Jul 26 2012

Ending Hawaii’s Oil Addiction

Published by under Student blog entries

Some of the world’s leaders in energy include Denmark, where 50% of generated energy in the country comes from wind power, and Iceland, which uses almost 100% geothermal energy; even Germany has broken a recent record in the amount of generated solar energy. However, Hawaii may be joining the ranks of renewable energy. Although currently it is the most oil-addicted state in America, U.S. Pacific Command is partnering with Hawaii to launch the Hawaii Clean Energy Initiative. This plan was initially developed in 2008, with the goal of reducing fossil fuel usage by 70% before 2030 (Halperin, 2012).

abc hawaii 120714 wblog Changing Cities: Ending Hawaiis Oil Addiction

Photo Credit to Carrie Halperin/ABC News

Because Pacific Command provides Hawaii so much energy, up to 20%, they definitely needed to be on board to put the Hawaii Clean Energy Initiative in progress. Hawaii will become grounds for the military to test out the latest and greatest in renewable energy technology, such as algae-based plane fuel, hydrogen fuel cell technology, and grids that can resist hacking. On July 18th, the Navy tested aircraftt with alternative fuels, using fuels like nuclear and biofuel blends. The blends consist of biofuel (cooking oil and algae) and petroleum-based diesel (Halperin, 2012).
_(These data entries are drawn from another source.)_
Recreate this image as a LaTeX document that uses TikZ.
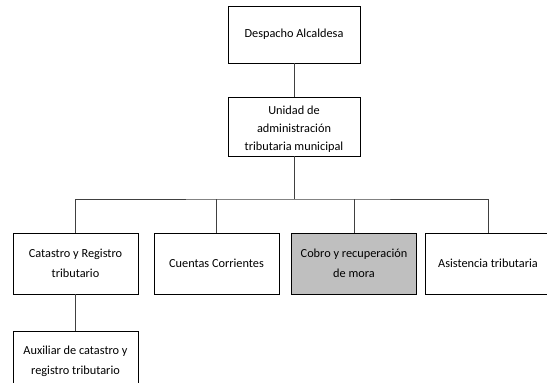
\documentclass[tikz,border=0pt]{standalone}
\usepackage{fontspec}
\setmainfont{Carlito}
\begin{document}
\begin{tikzpicture}[x=1pt,y=-1pt,
  txtfont/.style={font=\fontsize{12.3}{19.5}\selectfont},
  box/.style={draw=black,line width=0.8pt,fill=white,inner sep=0pt,
    minimum width=#1,align=center,txtfont},
  box/.default=125,
  txt/.style={inner sep=0pt,align=center,txtfont},
  link/.style={draw=black!75,line width=0.8pt}]
\useasboundingbox (0,0) rectangle (547,383);
% boxes
\node[box=132,minimum height=57] (desp) at (294,34.5) {Despacho Alcaldesa};
\node[box=132,minimum height=59] (unidad) at (294,126.5) {};
\node[txt,font=\fontsize{12.3}{18}\selectfont] (unidadtxt) at (294,129) {Unidad de\\administración\\tributaria municipal};
\node[box,minimum height=61] (catastro) at (75.5,263.5) {Catastro y Registro\\tributario};
\node[box,minimum height=61] (cuentas) at (216.5,263.5) {Cuentas Corrientes};
\node[box,minimum height=61,fill=black!25] (cobro) at (354,263.5) {Cobro y recuperación\\de mora};
\node[box,minimum height=61] (asist) at (488,263.5) {Asistencia tributaria};
\node[box,minimum height=61] (aux) at (75.5,361.5) {Auxiliar de catastro y\\registro tributario};
% connectors
\coordinate (bus) at (294,199);
\draw[link] (desp) -- (unidad);
\draw[link] (unidad) -- (bus);
\draw[link] (catastro.north) |- (bus) -| (asist.north);
\draw[link] (cuentas.north) -- (cuentas.north |- bus);
\draw[link] (cobro.north) -- (cobro.north |- bus);
\draw[link] (catastro) -- (aux);
\end{tikzpicture}
\end{document}
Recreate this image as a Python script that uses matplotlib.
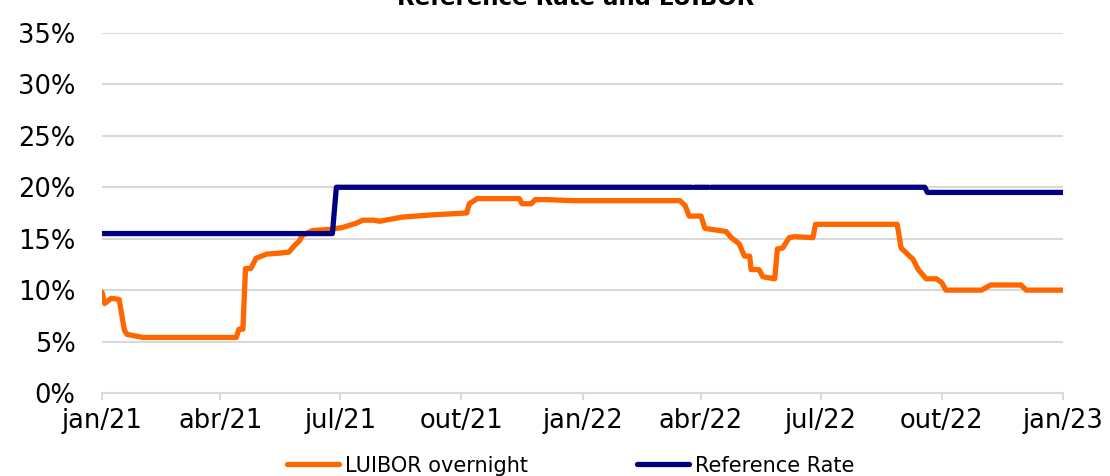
import numpy as np
import matplotlib
matplotlib.use("Agg")
import matplotlib.pyplot as plt
import matplotlib.dates as mdates
from matplotlib.ticker import FuncFormatter

# LUIBOR overnight (%)
luibor_dates = ["2021-01-01", "2021-01-03", "2021-01-08", "2021-01-14", "2021-01-18",
                "2021-01-20", "2021-02-01", "2021-04-13", "2021-04-15", "2021-04-18",
                "2021-04-20", "2021-04-24", "2021-04-28", "2021-05-06", "2021-05-16",
                "2021-05-23", "2021-05-27", "2021-05-31", "2021-06-02", "2021-06-10",
                "2021-06-23", "2021-07-03", "2021-07-13", "2021-07-18", "2021-07-26",
                "2021-07-31", "2021-08-17", "2021-09-07", "2021-10-05", "2021-10-07",
                "2021-10-13", "2021-11-14", "2021-11-16", "2021-11-23", "2021-11-26",
                "2021-12-05", "2021-12-24", "2022-03-16", "2022-03-20", "2022-03-23",
                "2022-04-01", "2022-04-04", "2022-04-20", "2022-04-24", "2022-04-30",
                "2022-05-04", "2022-05-08", "2022-05-09", "2022-05-15", "2022-05-18",
                "2022-05-27", "2022-05-29", "2022-06-02", "2022-06-07", "2022-06-11",
                "2022-06-25", "2022-06-27", "2022-08-28", "2022-08-31", "2022-09-04",
                "2022-09-09", "2022-09-13", "2022-09-19", "2022-09-27", "2022-10-01",
                "2022-10-04", "2022-10-31", "2022-11-07", "2022-11-30", "2022-12-04",
                "2023-01-01"]
luibor = [9.8, 8.7, 9.2, 9.1, 6.1,
          5.7, 5.4, 5.4, 6.2, 6.2,
          12.1, 12.1, 13.1, 13.5, 13.6,
          13.7, 14.3, 14.8, 15.3, 15.8,
          15.9, 16.1, 16.5, 16.8, 16.8,
          16.7, 17.1, 17.3, 17.5, 18.4,
          18.9, 18.9, 18.4, 18.4, 18.8,
          18.8, 18.7, 18.7, 18.2, 17.2,
          17.2, 16.0, 15.7, 15.1, 14.5,
          13.3, 13.3, 12.0, 12.0, 11.3,
          11.1, 14.0, 14.1, 15.1, 15.2,
          15.1, 16.4, 16.4, 14.1, 13.6,
          13.0, 12.0, 11.1, 11.1, 10.7,
          10.0, 10.0, 10.5, 10.5, 10.0,
          10.0]

# Reference rate (%), NaN where the series has short breaks
ref_dates = ["2021-01-01", "2021-06-25", "2021-06-28", "2022-03-25", "2022-03-26",
             "2022-03-27", "2022-04-07", "2022-04-08", "2022-04-09", "2022-09-18",
             "2022-09-20", "2023-01-01"]
ref_rate = [15.5, 15.5, 20.0, 20.0, np.nan,
            20.0, 20.0, np.nan, 20.0, 20.0,
            19.5, 19.5]

x_ticks = ["2021-01-01", "2021-04-01", "2021-07-01", "2021-10-01", "2022-01-01",
           "2022-04-01", "2022-07-01", "2022-10-01", "2023-01-01"]
x_labels = ["jan/21", "abr/21", "jul/21", "out/21", "jan/22",
            "abr/22", "jul/22", "out/22", "jan/23"]

fig = plt.figure(figsize=(11.1, 4.76), dpi=100)
ax = fig.add_axes([0.0919, 0.1744, 0.8658, 0.7563])

grid_col = "#d9d9d9"
ax.plot(np.array(luibor_dates, dtype="datetime64[D]"), luibor, color="#ff6600",
        lw=3.8, solid_joinstyle="round", solid_capstyle="round", label="LUIBOR overnight")
ax.plot(np.array(ref_dates, dtype="datetime64[D]"), ref_rate, color="#000080",
        lw=3.8, solid_joinstyle="round", solid_capstyle="round", label="Reference Rate")

ax.set_xlim(np.datetime64("2021-01-01"), np.datetime64("2023-01-01"))
ax.set_ylim(0, 35)
ax.set_yticks(range(0, 36, 5))
ax.yaxis.set_major_formatter(FuncFormatter(lambda v, p: f"{v:.0f}%"))
ax.set_xticks(np.array(x_ticks, dtype="datetime64[D]"))
ax.set_xticklabels(x_labels)

ax.grid(axis="y", color=grid_col, lw=1.5)
ax.set_axisbelow(True)
for s in ["top", "right", "left"]:
    ax.spines[s].set_visible(False)
ax.spines["bottom"].set_color(grid_col)
ax.spines["bottom"].set_linewidth(1.5)
ax.tick_params(axis="y", length=0, pad=19, labelsize=18.5)
ax.tick_params(axis="x", length=5, width=1.5, color=grid_col, pad=6, labelsize=18.5)

fig.text(0.519, 0.9895, "Reference Rate and LUIBOR", ha="center", va="baseline",
         fontsize=16.5, fontweight="bold")

fig.legend(loc="center", bbox_to_anchor=(0.514, 0.022), ncol=2, frameon=False,
           fontsize=15, handlelength=2.5, handletextpad=0.3, columnspacing=5.2)

fig.savefig("out.png", dpi=100)
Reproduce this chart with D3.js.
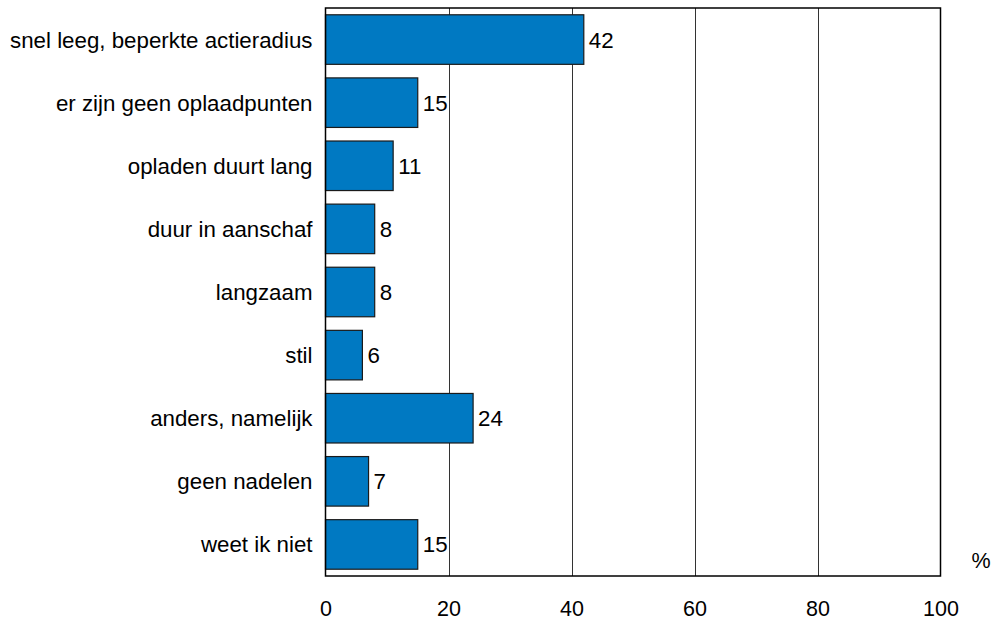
<!DOCTYPE html>
<html>
<head>
<meta charset="utf-8">
<script src="https://cdn.jsdelivr.net/npm/d3@7"></script>
<style>
  html, body { margin: 0; padding: 0; background: #fff; }
  svg { display: block; }
  text { font-family: "Liberation Sans", Arial, sans-serif; fill: #000; }
</style>
</head>
<body>
<svg id="chart" width="1000" height="623"></svg>
<script>
const categories = [
  "snel leeg, beperkte actieradius",
  "er zijn geen oplaadpunten",
  "opladen duurt lang",
  "duur in aanschaf",
  "langzaam",
  "stil",
  "anders, namelijk",
  "geen nadelen",
  "weet ik niet"
];
const values = [42, 15, 11, 8, 8, 6, 24, 7, 15];
const xTicks = [0, 20, 40, 60, 80, 100];
const unitLabel = "%";

const svg = d3.select("#chart");
const mLeft = 325.5, mRight = 940.5, mTop = 8, mBottom = 576;

const x = d3.scaleLinear().domain([0, 100]).range([mLeft, mRight]);
const y = d3.scaleBand().domain(categories).range([mTop, mBottom])
  .paddingInner(0.215).paddingOuter(0.1075);

// gridlines
svg.append("g").selectAll("line")
  .data(xTicks.filter(t => t > 0 && t < 100))
  .join("line")
  .attr("x1", d => Math.round(x(d)) + 0.5).attr("x2", d => Math.round(x(d)) + 0.5)
  .attr("y1", mTop).attr("y2", mBottom)
  .attr("stroke", "#333").attr("stroke-width", 1);

// bars
svg.append("g").selectAll("rect")
  .data(values)
  .join("rect")
  .attr("x", x(0))
  .attr("y", (d, i) => y(categories[i]))
  .attr("width", d => x(d) - x(0))
  .attr("height", y.bandwidth())
  .attr("fill", "#0079C2")
  .attr("stroke", "#1a1a1a")
  .attr("stroke-width", 1.2);

// frame
svg.append("rect")
  .attr("x", mLeft).attr("y", mTop)
  .attr("width", mRight - mLeft).attr("height", mBottom - mTop)
  .attr("fill", "none").attr("stroke", "#000").attr("stroke-width", 1.5);

// value labels
svg.append("g").selectAll("text")
  .data(values)
  .join("text")
  .attr("x", d => x(d) + 5)
  .attr("y", (d, i) => y(categories[i]) + y.bandwidth() / 2)
  .attr("dy", "0.36em")
  .attr("font-size", 22.3)
  .text(d => d);

// category axis (labels only)
const yAxis = d3.axisLeft(y).tickSize(0).tickPadding(13);
const gy = svg.append("g").attr("transform", `translate(${mLeft},0)`).call(yAxis);
gy.select(".domain").remove();
gy.selectAll("text").attr("font-size", 22.3).attr("font-family", "Liberation Sans, Arial, sans-serif").attr("fill", "#000").attr("dy", "0.36em");

// x axis (labels only)
const xAxis = d3.axisBottom(x).tickValues(xTicks).tickSize(0).tickPadding(25);
const gx = svg.append("g").attr("transform", `translate(0,${mBottom})`).call(xAxis);
gx.select(".domain").remove();
gx.selectAll("text").attr("font-size", 21.5).attr("font-family", "Liberation Sans, Arial, sans-serif").attr("fill", "#000");

// unit label
svg.append("text")
  .attr("x", 981).attr("y", 560)
  .attr("dy", "0.36em")
  .attr("text-anchor", "middle")
  .attr("font-size", 21.5)
  .text(unitLabel);
</script>
</body>
</html>
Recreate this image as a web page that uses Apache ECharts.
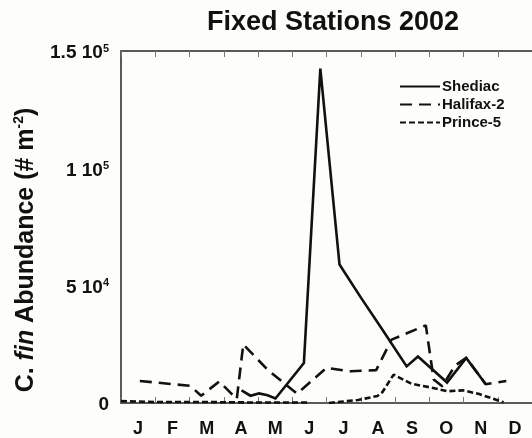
<!DOCTYPE html>
<html>
<head>
<meta charset="utf-8">
<script src="https://cdn.jsdelivr.net/npm/echarts@6/dist/echarts.min.js"></script>
<style>
  html, body { margin: 0; padding: 0; background: #fdfdfa; }
  #chart { width: 532px; height: 438px; }
</style>
</head>
<body>
<div id="chart"></div>
<script>
// Sampling times in months since 1 January 2002, with abundance in individuals per m²
const monthLabels = ['J', 'F', 'M', 'A', 'M', 'J', 'J', 'A', 'S', 'O', 'N', 'D'];

const shediacMonth = [3.52, 3.78, 4.03, 4.28, 4.51, 5.34, 5.82, 6.38, 7.0, 7.6, 8.34, 8.67, 9.52, 10.08, 10.65];
const shediacValue = [5400, 3100, 4100, 3300, 1900, 17000, 142500, 59000, 45000, 32000, 15600, 19800, 8700, 19200, 8000];

const halifaxMonth = [0.55, 2.02, 2.34, 2.87, 3.38, 3.57, 4.29, 5.14, 6.0, 6.7, 7.45, 7.9, 8.9, 9.13, 9.38, 9.75, 10.08, 10.65, 11.25];
const halifaxValue = [9400, 7300, 3100, 9200, 1700, 25000, 14000, 4000, 15000, 13500, 14000, 27000, 33100, 10000, 7100, 15900, 19200, 8000, 9400];

const princeMonth = [0, 1.1, 2.5, 4.0, 5.45, 5.8, 6.07, 6.92, 7.49, 7.63, 7.96, 8.48, 9.05, 9.53, 9.98, 10.46, 11.17];
const princeValue = [800, 400, 400, 200, 200, null, 0, 1300, 3000, 4600, 12100, 8200, 6600, 5000, 5400, 3800, 300];

// Tick labels of the abundance axis: mantissa and power of ten
const yTickValue = [0, 50000, 100000, 150000];
const yTickBase = ['0', '5 10', '1 10', '1.5 10'];
const yTickExp = ['', '4', '5', '5'];

const pairs = (xs, ys) => xs.map((x, i) => [x, ys[i] === null ? '-' : ys[i]]);

const FONT = '"Liberation Sans", Arial, Helvetica, sans-serif';
const INK = '#111';
const AXIS = '#5a5a5a';

const chart = echarts.init(document.getElementById('chart'), null, { renderer: 'canvas' });

const grid = { left: 121, top: 51, width: 424, height: 358 };

chart.setOption({
  backgroundColor: '#fdfdfa',
  animation: false,
  textStyle: { fontFamily: FONT },
  graphic: [
    {
      type: 'text',
      x: 333, y: 23,
      style: {
        text: 'Fixed Stations 2002',
        font: 'bold 27px ' + FONT,
        fill: INK,
        align: 'center',
        verticalAlign: 'middle'
      }
    },
    {
      type: 'text',
      x: 26, y: 250,
      rotation: Math.PI / 2,
      style: {
        text: '{n|C. }{i|fin}{n| Abundance (# m}{s|-2}{n|)}',
        align: 'center',
        verticalAlign: 'middle',
        fill: INK,
        rich: {
          n: { fontSize: 25, fontWeight: 'bold', fontFamily: FONT, fill: INK, lineHeight: 27 },
          i: { fontSize: 25, fontWeight: 'bold', fontStyle: 'italic', fontFamily: FONT, fill: INK, lineHeight: 27 },
          s: { fontSize: 14, fontWeight: 'bold', fontFamily: FONT, fill: INK, lineHeight: 14, verticalAlign: 'top' }
        }
      }
    }
  ],
  legend: {
    orient: 'vertical',
    left: 394,
    top: 74,
    itemWidth: 40,
    itemHeight: 14,
    itemGap: 3,
    itemStyle: { opacity: 0 },
    textStyle: { fontSize: 15, fontWeight: 'bold', color: INK, fontFamily: FONT, padding: [0, 0, 0, -3] },
    data: ['Shediac', 'Halifax-2', 'Prince-5']
  },
  grid: grid,
  xAxis: [
    {
      type: 'value', position: 'bottom', min: 0, max: 12, interval: 1,
      axisLine: { show: true, lineStyle: { color: AXIS, width: 2 } },
      axisTick: { show: true, inside: true, length: 6, lineStyle: { color: '#777', width: 1 } },
      axisLabel: { show: false },
      splitLine: { show: false }
    },
    {
      type: 'value', position: 'top', min: 0, max: 12, interval: 1,
      axisLine: { show: true, onZero: false, lineStyle: { color: AXIS, width: 2 } },
      axisTick: { show: true, inside: true, length: 6, lineStyle: { color: '#777', width: 1 } },
      axisLabel: { show: false },
      splitLine: { show: false }
    },
    {
      type: 'category', position: 'bottom', data: monthLabels, boundaryGap: true,
      axisLine: { show: false }, axisTick: { show: false },
      axisLabel: { show: true, margin: 17, fontSize: 18, fontWeight: 'bold', color: INK, fontFamily: FONT }
    }
  ],
  yAxis: [
    {
      type: 'value', min: 0, max: 150000, interval: 50000,
      axisLine: { show: true, lineStyle: { color: AXIS, width: 2 } },
      axisTick: { show: false },
      splitLine: { show: false },
      axisLabel: {
        margin: 12,
        padding: [4, 0, 0, 0],
        formatter: function (v) {
          const k = yTickValue.indexOf(v);
          if (k < 0) return '';
          return yTickExp[k] ? '{b|' + yTickBase[k] + '}{s|' + yTickExp[k] + '}' : '{b|' + yTickBase[k] + '}';
        },
        rich: {
          b: { fontSize: 19, fontWeight: 'bold', color: INK, fontFamily: FONT, lineHeight: 20 },
          s: { fontSize: 11, fontWeight: 'bold', color: INK, fontFamily: FONT, lineHeight: 11, verticalAlign: 'top' }
        }
      }
    }
  ],
  series: [
    {
      name: 'Shediac', type: 'line', xAxisIndex: 0, symbol: 'none',
      data: pairs(shediacMonth, shediacValue),
      lineStyle: { color: '#111', width: 2.6, type: 'solid', join: 'miter' },
      itemStyle: { color: '#111' },
      z: 4
    },
    {
      name: 'Halifax-2', type: 'line', xAxisIndex: 0, symbol: 'none',
      data: pairs(halifaxMonth, halifaxValue),
      lineStyle: { color: '#111', width: 2.6, type: [12, 7] },
      itemStyle: { color: '#111' },
      z: 3
    },
    {
      name: 'Prince-5', type: 'line', xAxisIndex: 0, symbol: 'none',
      data: pairs(princeMonth, princeValue),
      connectNulls: false,
      lineStyle: { color: '#111', width: 2.6, type: [6, 3] },
      itemStyle: { color: '#111' },
      z: 2
    }
  ]
});
</script>
</body>
</html>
These new types of fuels are meeting opposition. Certain politicians claim that these new biofuels will be expensive, worrying that they will not be economically feasible. The Department of Defense’s budget on fuel was $15 billion, but there was a jump of $3 billion because of the rise in fuel prices. The military’s test of the aircraft on July 18th alone cost $12 million for 450,000 gallons of the alternative biofuel, which came down to $26 per gallon of fuel. Currently, there is an effort to begin a project in Hawaii to install an underwater cable to connect renewable energies to the islands. This effort is partly due to the attempt to reduce dependency on foreign oil. The governor of Hawaii, Neil Abercrombie, approved the law for the underwater sea cable. It includes a plan to create a network of cables connecting wind, solar, geothermal, tidal, and other forms of renewable energy. The effort will not be cheap, though. While Hawaii currently spends $5 billion a year on imported oil, the cable network project will add up to almost $16 billion. The goal is to reduce Hawaii’s oil usage by 70%. The effort of changing direction of energy sources is jumpstarting Hawaii’s economy, as well. About 20% of all construction jobs were created from solar photovoltaic installations. Solar hot water heating is required in all new homes built. All of the resources for renewable energy are present in Hawaii, and perhaps one day they will be able to rely solely on renewables (Halperin, 2012).